Dynamic nuclear Ca(2+) signals play pivotal roles in diverse cellular functions including gene transcription, cell growth, differentiation, and apoptosis. Here we report a novel nuclear Ca(2+) regulatory mechanism mediated by inositol 1,4,5-trisphosphate receptors (IP(3)Rs) around the nucleus in developing cardiac myocytes. Activation of IP(3)Rs by alpha(1)-adrenergic receptor (alpha(1)AR) stimulation or by IP(3) application (in saponin-permeabilized cells) increases Ca(2+) spark frequency preferentially in the region around the nucleus in neonatal rat ventricular myocytes. A nuclear enrichment of IP(3)R distribution supports the higher responsiveness of Ca(2+) release in this particular region. Strikingly, we observed "nuclear Ca(2+)waves" that engulf the entire nucleus without spreading into the bulk cytosol. alpha(1)AR stimulation enhances the occurrence of nuclear Ca(2+) waves and confers them the ability to trigger cytosolic Ca(2+) waves via IP(3)R-dependent pathways. This finding accounts, at least partly, for a profound frequency-dependent modulation of global Ca(2+) oscillations during alpha(1)AR stimulation.
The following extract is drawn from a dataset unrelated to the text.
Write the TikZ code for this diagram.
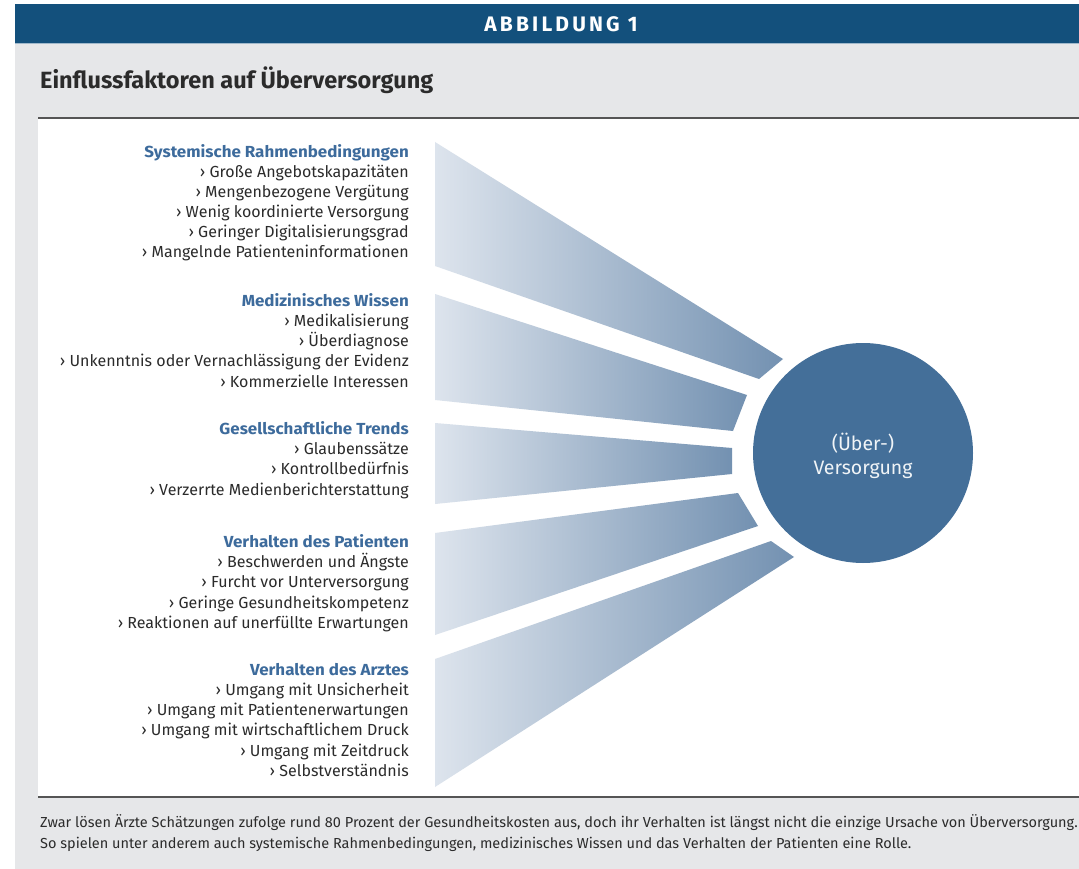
\documentclass[tikz,border=0pt]{standalone}
\usepackage{fontspec}
\setmainfont{Fira Sans}
\newfontfamily\hdrfont[LetterSpace=15]{Fira Sans}
\newfontfamily\headfont[FakeStretch=1.06]{Fira Sans}
\definecolor{hdrblue}{HTML}{13507C}
\definecolor{bggray}{HTML}{E6E7E9}
\definecolor{headblue}{HTML}{3D6B9C}
\definecolor{textgray}{HTML}{2B2B2B}
\definecolor{beamlight}{HTML}{DDE4ED}
\definecolor{beamdark}{HTML}{7391B1}
\definecolor{circ}{HTML}{446F99}
\definecolor{rulegray}{HTML}{555555}
\begin{document}
\begin{tikzpicture}[x=1pt,y=-1pt,
  grouphead/.style={anchor=base east, font=\headfont\bfseries\fontsize{16}{19}\selectfont, text=headblue, inner sep=0pt},
  item/.style={anchor=base east, font=\fontsize{16}{19}\selectfont, text=textgray, inner sep=0pt},
  beam/.style={left color=beamlight, right color=beamdark},
  captxt/.style={anchor=base west, font=\fontsize{14.5}{17}\selectfont, text=textgray, inner sep=0pt}]
\useasboundingbox (0,0) rectangle (1079,869);
\fill[white] (0,0) rectangle (1079,869);
\fill[bggray] (15,4) rectangle (1079,869);
\fill[hdrblue] (15,4) rectangle (1079,43);
\draw[color=hdrblue!40, line width=0.8pt] (15,43.5) -- (1079,43.5);
\fill[white] (38,118) rectangle (1079,797);
\draw[rulegray, line width=2pt] (38,118) -- (1079,118);
\draw[rulegray, line width=2pt] (38,797) -- (1079,797);
\node[anchor=center, text=white, font=\hdrfont\bfseries\fontsize{21}{24}\selectfont, inner sep=0pt] (hdr) at (561,24) {ABBILDUNG 1};
\node[anchor=base west, text=textgray, font=\bfseries\fontsize{23.5}{27}\selectfont, inner sep=0pt] (title) at (40,89) {Einflussfaktoren auf Überversorgung};
% beams
\shade[beam] (435,142) -- (783,359) -- (759,379) -- (435,266) -- cycle;
\shade[beam] (435,294) -- (747,395) -- (733,431) -- (435,400) -- cycle;
\shade[beam] (435,423) -- (732,448) -- (732,474) -- (435,504) -- cycle;
\shade[beam] (435,533) -- (738,493) -- (758,526) -- (435,635) -- cycle;
\shade[beam] (435,659) -- (771,541) -- (794,557) -- (435,787) -- cycle;
% circle
\node[circle, fill=circ, minimum size=220pt, inner sep=0pt] (core) at (863,453) {};
\node[align=center, text=white!92!circ, font=\fontsize{19.5}{24}\selectfont, inner sep=0pt] (coretxt) at (863,456) {(Über-)\\Versorgung};
% group 1
\node[grouphead] (h1) at (409,158) {Systemische Rahmenbedingungen};
\node[item] (a1) at (409,178) {› Große Angebotskapazitäten};
\node[item] (a2) at (409,198) {› Mengenbezogene Vergütung};
\node[item] (a3) at (409,218) {› Wenig koordinierte Versorgung};
\node[item] (a4) at (409,238) {› Geringer Digitalisierungsgrad};
\node[item] (a5) at (409,258) {› Mangelnde Patienteninformationen};
% group 2
\node[grouphead] (h2) at (409,306) {Medizinisches Wissen};
\node[item] (b1) at (409,326) {› Medikalisierung};
\node[item] (b2) at (409,346) {› Überdiagnose};
\node[item] (b3) at (409,366) {› Unkenntnis oder Vernachlässigung der Evidenz};
\node[item] (b4) at (409,387) {› Kommerzielle Interessen};
% group 3
\node[grouphead] (h3) at (409,434) {Gesellschaftliche Trends};
\node[item] (c1) at (409,454) {› Glaubenssätze};
\node[item] (c2) at (409,474) {› Kontrollbedürfnis};
\node[item] (c3) at (409,495) {› Verzerrte Medienberichterstattung};
% group 4
\node[grouphead] (h4) at (409,547) {Verhalten des Patienten};
\node[item] (d1) at (409,567) {› Beschwerden und Ängste};
\node[item] (d2) at (409,587) {› Furcht vor Unterversorgung};
\node[item] (d3) at (409,608) {› Geringe Gesundheitskompetenz};
\node[item] (d4) at (409,628) {› Reaktionen auf unerfüllte Erwartungen};
% group 5
\node[grouphead] (h5) at (409,675) {Verhalten des Arztes};
\node[item] (e1) at (409,695) {› Umgang mit Unsicherheit};
\node[item] (e2) at (409,715) {› Umgang mit Patientenerwartungen};
\node[item] (e3) at (409,735) {› Umgang mit wirtschaftlichem Druck};
\node[item] (e4) at (409,756) {› Umgang mit Zeitdruck};
\node[item] (e5) at (409,776) {› Selbstverständnis};
% caption
\node[captxt] (cap1) at (40,827) {Zwar lösen Ärzte Schätzungen zufolge rund 80 Prozent der Gesundheitskosten aus, doch ihr Verhalten ist längst nicht die einzige Ursache von Überversorgung.};
\node[captxt] (cap2) at (40,848) {So spielen unter anderem auch systemische Rahmenbedingungen, medizinisches Wissen und das Verhalten der Patienten eine Rolle.};
\end{tikzpicture}
\end{document}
Thus, IP(3)R-mediated Ca(2+) waves traveling in the nuclear region provide active, autonomous regulation of nuclear Ca(2+) signaling, which provides for not only the local signal transduction, but also a pacemaker to drive global Ca(2+) transient in the context of alpha(1)AR stimulation in developing cardiac myocytes.